Andrew Torgan
CNN Financial News Producer
It’s a busy day on the deal front, and it starts with Warren Buffet’s big bet on the future of the United States.
Buffett's Berkshire Hathaway is buying railroad operator Burlington Northern Santa Fe for $44 billion, in what he characterizes as an "all-in wager on the economic future of the United States."
Berkshire, which already has major stake in the company, will acquire the remaining 77.4% of the company in a cash-and-stock offer worth $100 per share.
"Our country's future prosperity depends on its having an efficient and well-maintained rail system," Buffett said in a statement.
The deal, which would rank as the largest acquisition in Berkshire Hathaway's history, would also include $10 billion of Burlington Northern debt.
It would also expand the already massive portfolio of companies Berkshire already owns. Brand-name businesses such as auto insurer Geico, See's Candy and Fruit of the Loom are all subsidiaries.
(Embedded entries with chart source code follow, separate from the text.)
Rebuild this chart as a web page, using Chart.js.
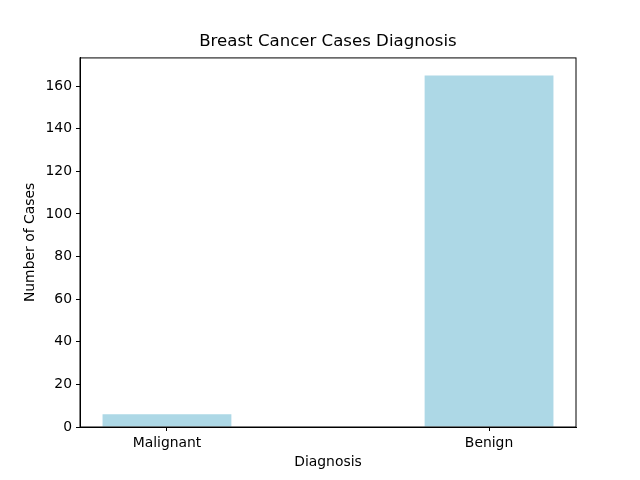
<!DOCTYPE html>
<html>
<head>
<meta charset="utf-8">
<script src="https://cdn.jsdelivr.net/npm/chart.js@4/dist/chart.umd.min.js"></script>
<style>
    html, body { margin: 0; padding: 0; background: #ffffff; }
    #wrap { width: 640px; height: 480px; }
</style>
</head>
<body>
<div id="wrap"><canvas id="diagnosisChart" width="640" height="480"></canvas></div>
<script>
const categories = ['Malignant', 'Benign'];
const caseCounts = [6, 165];
const yTicks = [0, 20, 40, 60, 80, 100, 120, 140, 160];

const points = categories.map((name, i) => ({ x: i, y: caseCounts[i] }));

// top and right spines, like the other two axis lines
const frame = {
    id: 'frame',
    afterDraw(chart) {
        const { ctx, chartArea } = chart;
        ctx.save();
        ctx.strokeStyle = '#000000';
        ctx.lineWidth = 1;
        ctx.strokeRect(chartArea.left, chartArea.top, chartArea.right - chartArea.left, chartArea.bottom - chartArea.top);
        ctx.restore();
    },
};

const tickFont = { family: 'DejaVu Sans', size: 13.9 };

new Chart(document.getElementById('diagnosisChart'), {
    type: 'bar',
    data: {
        datasets: [
            {
                data: points,
                backgroundColor: '#add8e6',
                borderWidth: 0,
                barPercentage: 0.4,
                categoryPercentage: 1,
            },
        ],
    },
    options: {
        responsive: false,
        animation: false,
        layout: {
            padding: { top: 0, right: 64, bottom: 0, left: 0 },
        },
        plugins: {
            legend: { display: false },
            tooltip: { enabled: false },
            title: {
                display: true,
                fullSize: false,
                text: 'Breast Cancer Cases Diagnosis',
                color: '#000000',
                font: { family: 'DejaVu Sans', size: 16.6, weight: 'normal' },
                padding: { top: 32, bottom: 6 },
            },
        },
        scales: {
            x: {
                type: 'linear',
                offset: false,
                min: -0.27,
                max: 1.27,
                afterBuildTicks: (scale) => {
                    scale.ticks = categories.map((c, i) => ({ value: i }));
                },
                afterFit: (scale) => {
                    scale.height = 53;
                },
                grid: {
                    display: true,
                    offset: false,
                    drawOnChartArea: false,
                    drawTicks: true,
                    tickLength: 4,
                    color: '#000000',
                },
                border: { display: true, color: '#000000' },
                ticks: {
                    color: '#000000',
                    font: tickFont,
                    padding: 4,
                    maxRotation: 0,
                    callback: (value) => categories[value] ?? '',
                },
                title: {
                    display: true,
                    text: 'Diagnosis',
                    color: '#000000',
                    font: tickFont,
                    padding: { top: 0, bottom: 9 },
                },
            },
            y: {
                min: 0,
                max: Math.max(...caseCounts) * 1.05,
                afterBuildTicks: (scale) => {
                    scale.ticks = yTicks.map((v) => ({ value: v }));
                },
                afterFit: (scale) => {
                    scale.width = 80;
                },
                grid: {
                    display: true,
                    drawOnChartArea: false,
                    drawTicks: true,
                    tickLength: 4,
                    color: '#000000',
                },
                border: { display: true, color: '#000000' },
                ticks: {
                    color: '#000000',
                    font: tickFont,
                    padding: 4,
                },
                title: {
                    display: true,
                    text: 'Number of Cases',
                    color: '#000000',
                    font: tickFont,
                    padding: { top: 22, bottom: 0 },
                },
            },
        },
    },
    plugins: [frame],
});
</script>
</body>
</html>
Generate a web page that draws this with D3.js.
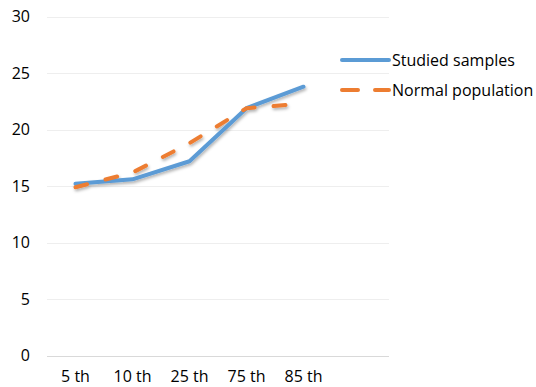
<!DOCTYPE html>
<html>
<head>
<meta charset="utf-8">
<script src="https://cdn.jsdelivr.net/npm/d3@7"></script>
<style>
  html, body { margin: 0; padding: 0; background: #fff; }
  svg { display: block; font-family: "Open Sans", sans-serif; }
</style>
</head>
<body>
<svg id="chart" width="536" height="387"></svg>
<script>
// Percentile categories along the x axis
const categories = ["5 th", "10 th", "25 th", "75 th", "85 th"];
// Series values per percentile
const studiedSamples = [15.2, 15.6, 17.2, 21.9, 23.8];
const normalPopulation = [14.9, 16.2, 18.8, 21.9, 22.3];
// Y axis ticks
const yTicks = [0, 5, 10, 15, 20, 25, 30];

const seriesNames = ["Studied samples", "Normal population"];
const series = [
  { name: seriesNames[0], values: studiedSamples, color: "#5B9BD5", dash: null },
  { name: seriesNames[1], values: normalPopulation, color: "#ED7D31", dash: "12,19" }
];

const svg = d3.select("#chart");
const plotLeft = 47, plotRight = 389, plotTop = 16.7, plotBottom = 355.5;
// six equal slots across the plot; the categories fill the first five
const slot = (plotRight - plotLeft) / 6;

const x = d3.scaleBand().domain(categories).range([plotLeft, plotLeft + slot * categories.length]);
const y = d3.scaleLinear().domain([0, 30]).range([plotBottom, plotTop]);

// soft shadow under the lines
const defs = svg.append("defs");
defs.append("filter").attr("id", "shadow").attr("x", "-10%").attr("y", "-10%")
  .attr("width", "120%").attr("height", "140%")
  .append("feDropShadow").attr("dx", 1).attr("dy", 2).attr("stdDeviation", 1.5)
  .attr("flood-color", "#000").attr("flood-opacity", 0.3);

// gridlines
svg.append("g").selectAll("line").data(yTicks).join("line")
  .attr("x1", plotLeft).attr("x2", plotRight)
  .attr("y1", d => Math.round(y(d)) + 0.5).attr("y2", d => Math.round(y(d)) + 0.5)
  .attr("stroke", d => d === 0 ? "#D9D9D9" : "#EEEEEE")
  .attr("stroke-width", 1);

// y axis labels
const yAxis = d3.axisLeft(y).tickValues(yTicks).tickSize(0).tickPadding(0);
const gy = svg.append("g").attr("transform", `translate(${plotLeft - 17},0)`).call(yAxis);
gy.select(".domain").remove();
gy.selectAll("text").attr("font-size", 16).attr("fill", "#000")
  .attr("font-family", "'Open Sans', sans-serif");

// x axis labels
const xAxis = d3.axisBottom(x).tickSize(0).tickPadding(0);
const gx = svg.append("g").attr("transform", `translate(0,${plotBottom + 15})`).call(xAxis);
gx.select(".domain").remove();
gx.selectAll("text").attr("font-size", 16).attr("fill", "#000")
  .attr("font-family", "'Open Sans', sans-serif");

// lines
const line = d3.line()
  .x((d, i) => x(categories[i]) + x.bandwidth() / 2)
  .y(d => y(d));

svg.append("g").attr("filter", "url(#shadow)")
  .selectAll("path").data(series).join("path")
  .attr("d", d => line(d.values))
  .attr("fill", "none")
  .attr("stroke", d => d.color)
  .attr("stroke-width", 4)
  .attr("stroke-linecap", "round")
  .attr("stroke-linejoin", "round")
  .attr("stroke-dasharray", d => d.dash);

// legend
const legend = svg.append("g").attr("transform", "translate(342,60)");
const items = legend.selectAll("g").data(series).join("g")
  .attr("transform", (d, i) => `translate(0,${i * 30})`);
items.append("line")
  .attr("x1", 0).attr("x2", 47).attr("y1", 0).attr("y2", 0)
  .attr("stroke", d => d.color).attr("stroke-width", 4)
  .attr("stroke-linecap", "round")
  .attr("stroke-dasharray", d => d.dash ? "16,17" : null);
items.append("text")
  .attr("x", 50).attr("y", 0).attr("dy", "0.35em")
  .attr("font-size", 16).attr("fill", "#000")
  .text(d => d.name);
</script>
</body>
</html>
And in a major consolidation of the tool industry, Stanley Works agreed late Monday to acquire Black & Decker in a $4.5 billion all-stock deal.
The deal is expected to close in early 2010, and the new company will be called Stanley Black & Decker.
Stanley, which is a leader in hand tools, owns brand names including FatMax, Bostitch and Mac Tools. Black & Decker, known for its power tools, owns Kwikset, Baldwin and Price Pfister, among others.
The deal will also likely mean thousands of job cuts are on the horizon at the combined company.
Meanwhile, big job cuts are looming at Johnson & Johnson.
The consumer health products maker says it will cut up to 7% of its global workforce – or up to 8,000 jobs – as part of an ongoing cost-cutting plan that the company says will save between $1.4 and $1.7 billion by 2011.
The company will also simplify its business structure and remove some layers of management to streamline its operations.
J&J has about 117,000 employees spread across more than 250 companies.
Switching gears if you will, the major automakers are reporting that their October sales rebounded following a weak September, as an increase in the number of cars available at dealers helped to get sales moving once again.
General Motors, Ford Motor and Nissan also reported that their sales were up from a year ago while Toyota said its sales were essentially unchanged from the same period last year. Chrysler Group reported sales fell 30% from October 2008, however.
Auto sales shot up for most major car manufacturers in late July and the first three weeks of August thanks to the government's “Cash for Clunkers” program, which offered up $4,500 of federal money to buyers trading in gas guzzlers when buying new cars. But the popular program left most auto dealers with limited supplies of vehicles in September.